Suppression compensée par la redistribution d’une somme d’argent à la majorité.
Cette politique n’envisage dès lors l’héritage que du point de vue purement financier, alors qu’il est important pour l’individu, dans sa construction humaine, d’hériter d’un patrimoine. L’héritage doit se comprendre comme une transmission, non pas financière, mais de valeurs, d’une histoire, d’affections, de souvenirs… La transmission à nos enfants, nos petits-enfants, aux générations futures n’est-elle pas de l’essence même de la vie, de son sens premier et profond ?

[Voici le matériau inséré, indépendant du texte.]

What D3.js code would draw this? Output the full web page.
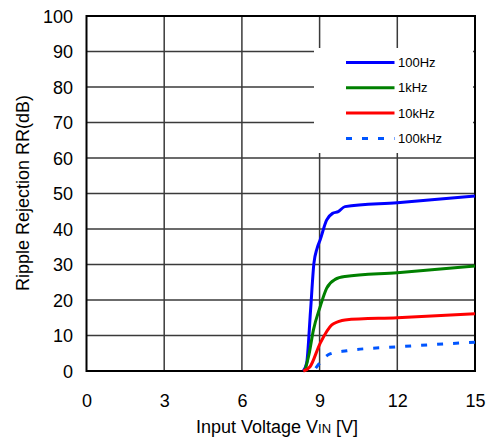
<!DOCTYPE html>
<html><head><meta charset="utf-8">
<script src="https://cdn.jsdelivr.net/npm/d3@7"></script>
<style>body{margin:0;background:#fff}svg{display:block}text{font-family:"Liberation Sans",Arial,sans-serif;fill:#000}</style>
</head><body><svg id="c" width="494" height="439"></svg>
<script>
const xTicks = [0, 3, 6, 9, 12, 15];
const yTicks = [0, 10, 20, 30, 40, 50, 60, 70, 80, 90, 100];
const seriesNames = ["100Hz", "1kHz", "10kHz", "100kHz"];
const vin100Hz = [8.37, 8.5, 8.65, 8.78, 8.9, 9.02, 9.27, 9.5, 9.72, 9.98, 12, 15];
const rr100Hz  = [0, 2.2, 17, 30.3, 34.5, 36.9, 42.5, 44.4, 44.9, 46.3, 47.4, 49.3];
const vin1kHz = [8.43, 8.6, 8.76, 9.02, 9.27, 9.6, 9.98, 12, 15];
const rr1kHz  = [0, 5, 11.5, 18.1, 23.3, 25.8, 26.6, 27.7, 29.6];
const vin10kHz = [8.37, 8.63, 9.02, 9.47, 9.72, 9.98, 12, 15];
const rr10kHz  = [0, 1.2, 7.8, 13.0, 13.9, 14.4, 15.0, 16.1];
const vin100kHz = [8.85, 9.4, 10.05, 11.98, 15];
const rr100kHz  = [0.8, 4.8, 5.7, 6.8, 8.1];
const colors = ["#0000ff", "#008000", "#ff0000", "#0055ff"];

const svg = d3.select("#c");
const x = d3.scaleLinear().domain([0, 15]).range([86.5, 475]);
const y = d3.scaleLinear().domain([0, 100]).range([371, 16]);

// grid
const g = svg.append("g");
g.selectAll(".vg").data(xTicks.slice(1, -1)).enter().append("line")
  .attr("x1", d => x(d)).attr("x2", d => x(d)).attr("y1", y(0)).attr("y2", y(100))
  .attr("stroke", "#3a3a3a").attr("stroke-width", 1.5);
g.selectAll(".hg").data(yTicks.slice(1, -1)).enter().append("line")
  .attr("x1", x(0)).attr("x2", x(15)).attr("y1", d => y(d)).attr("y2", d => y(d))
  .attr("stroke", "#3a3a3a").attr("stroke-width", 1.5);

// legend background box
svg.append("rect").attr("x", 314).attr("y", 48).attr("width", 159).attr("height", 105).attr("fill", "#fff");

// frame
svg.append("rect").attr("x", x(0)).attr("y", y(100)).attr("width", x(15) - x(0)).attr("height", y(0) - y(100))
  .attr("fill", "none").attr("stroke", "#000").attr("stroke-width", 2);

// axes
const xAxis = d3.axisBottom(x).tickValues(xTicks).tickSize(0).tickPadding(0);
const ax = svg.append("g").attr("transform", `translate(0,${y(0)})`).call(xAxis);
ax.select(".domain").remove();
ax.selectAll("text").attr("y", 0).attr("dy", 0).attr("transform", "translate(0,36)")
  .style("font-size", "18px").style("font-family", "Liberation Sans, Arial, sans-serif").attr("fill", "#000");

const yAxis = d3.axisLeft(y).tickValues(yTicks).tickSize(0).tickPadding(0);
const ay = svg.append("g").attr("transform", `translate(73,0)`).call(yAxis);
ay.select(".domain").remove();
ay.selectAll("text").attr("x", 0).attr("dy", "0.35em")
  .style("font-size", "18px").style("font-family", "Liberation Sans, Arial, sans-serif").attr("fill", "#000");

// series
const series = [
  {xs: vin100Hz, ys: rr100Hz},
  {xs: vin1kHz, ys: rr1kHz},
  {xs: vin10kHz, ys: rr10kHz},
  {xs: vin100kHz, ys: rr100kHz}
];
const line = d3.line().x(d => x(d[0])).y(d => y(d[1])).curve(d3.curveMonotoneX);
series.forEach((s, i) => {
  const pts = s.xs.map((v, k) => [v, s.ys[k]]);
  svg.append("path").attr("d", line(pts)).attr("fill", "none")
    .attr("stroke", colors[i]).attr("stroke-width", 3)
    .attr("stroke-dasharray", i === 3 ? "6,10" : null);
});

// legend
const leg = svg.append("g");
seriesNames.forEach((n, i) => {
  const yy = 62.5 + i * 25.3;
  leg.append("line").attr("x1", 346).attr("x2", 394.5).attr("y1", yy).attr("y2", yy)
    .attr("stroke", colors[i]).attr("stroke-width", 3)
    .attr("stroke-dasharray", i === 3 ? "6,10" : null);
  leg.append("text").attr("x", 398).attr("y", yy + 4.5).style("font-size", "13px").text(n);
});

// titles
const xt = svg.append("text").attr("x", 277).attr("y", 432.5).attr("text-anchor", "middle").style("font-size", "18px");
xt.append("tspan").text("Input Voltage V");
xt.append("tspan").style("font-size", "13px").text("IN");
xt.append("tspan").text(" [V]");

svg.append("text").attr("transform", "translate(29,193) rotate(-90)").attr("text-anchor", "middle")
  .style("font-size", "18px").text("Ripple Rejection RR(dB)");
</script></body></html>
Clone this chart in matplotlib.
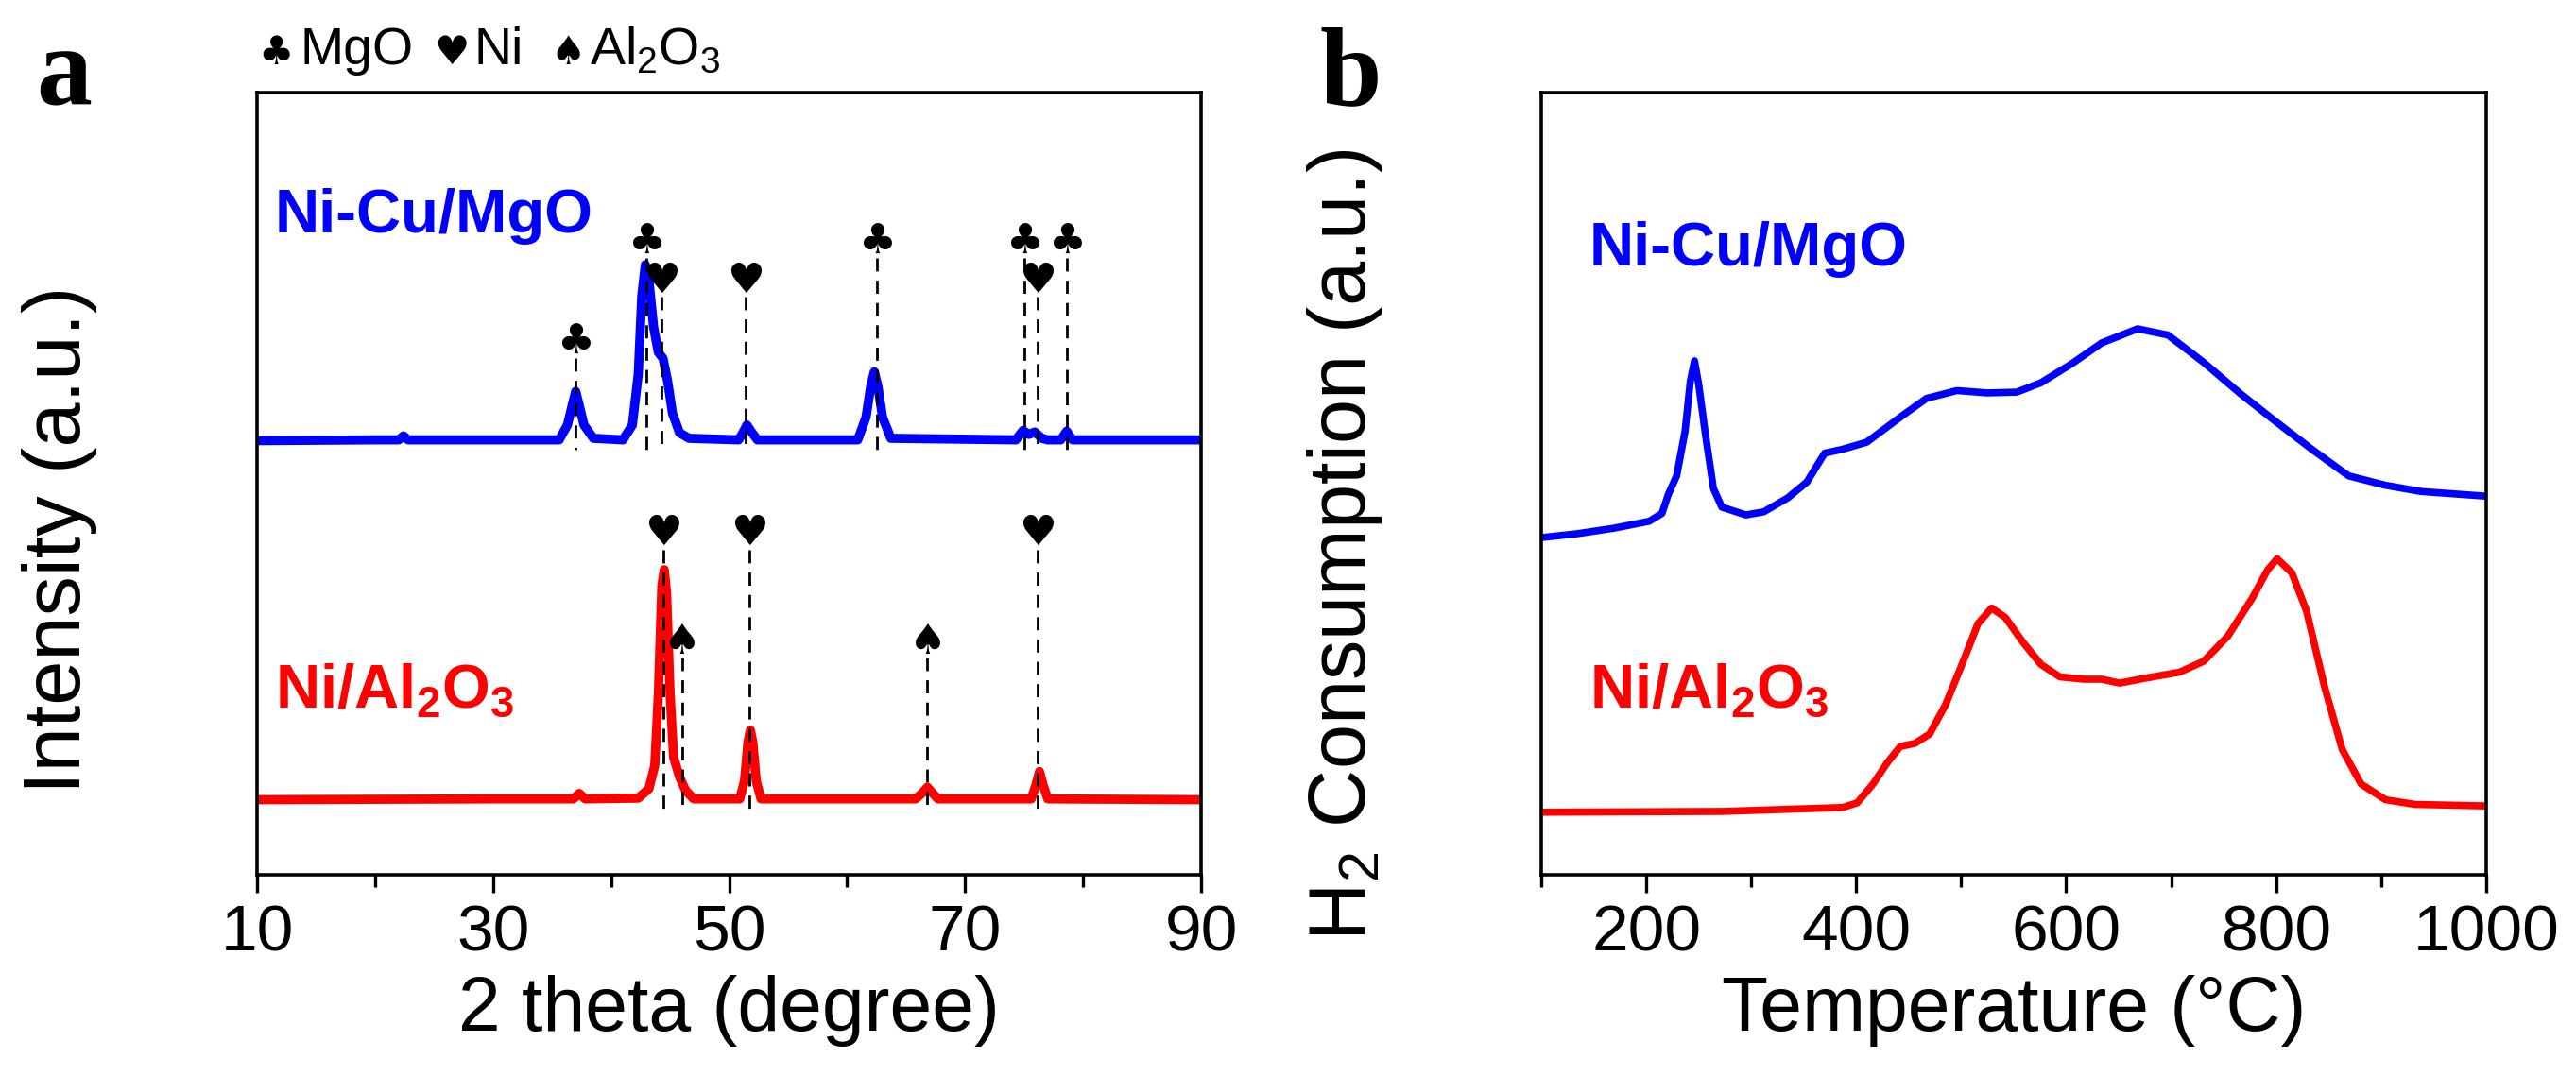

Le moment de l’héritage est un passage, douloureux, difficile, mais o combien nécessaire et important. Il accompagne la construction de l’individu, lui donne du sens et lui transmet une mission et une histoire. Il n’est ainsi pas raisonnable de casser le mécanisme de la transmission pour des raisons purement financières.
Toutefois, il reste intéressant de s’interroger sur la mécanique de l’héritage afin de le rendre plus juste dans une société en quête de justice sociale. En ce sens, pourquoi ne pas modifier la philosophie financière de l’héritage en découpant la donation du vivant de la succession.
La donation pourrait être encouragée par une politique fiscale attrayante (abattements, taux de taxation inférieurs, assiettes élargies…) en ce sens qu’elle assure la transmission nécessaire entre les générations plus tôt, au regard de l’allongement de la durée de vie, favorisant ainsi la dépense et l’alimentation de la machine économique par les générations plus jeunes, accomplissant ainsi la mécanique de transmission entre les générations.
A l’inverse, la succession pourrait subir une taxation plus lourde que la donation afin de tenir compte des politiques de redistribution et d’égalité des chances.
Ainsi encouragée, la transmission du vivant doit encourager la dépense et non la thésaurisation et la transmission entre générations.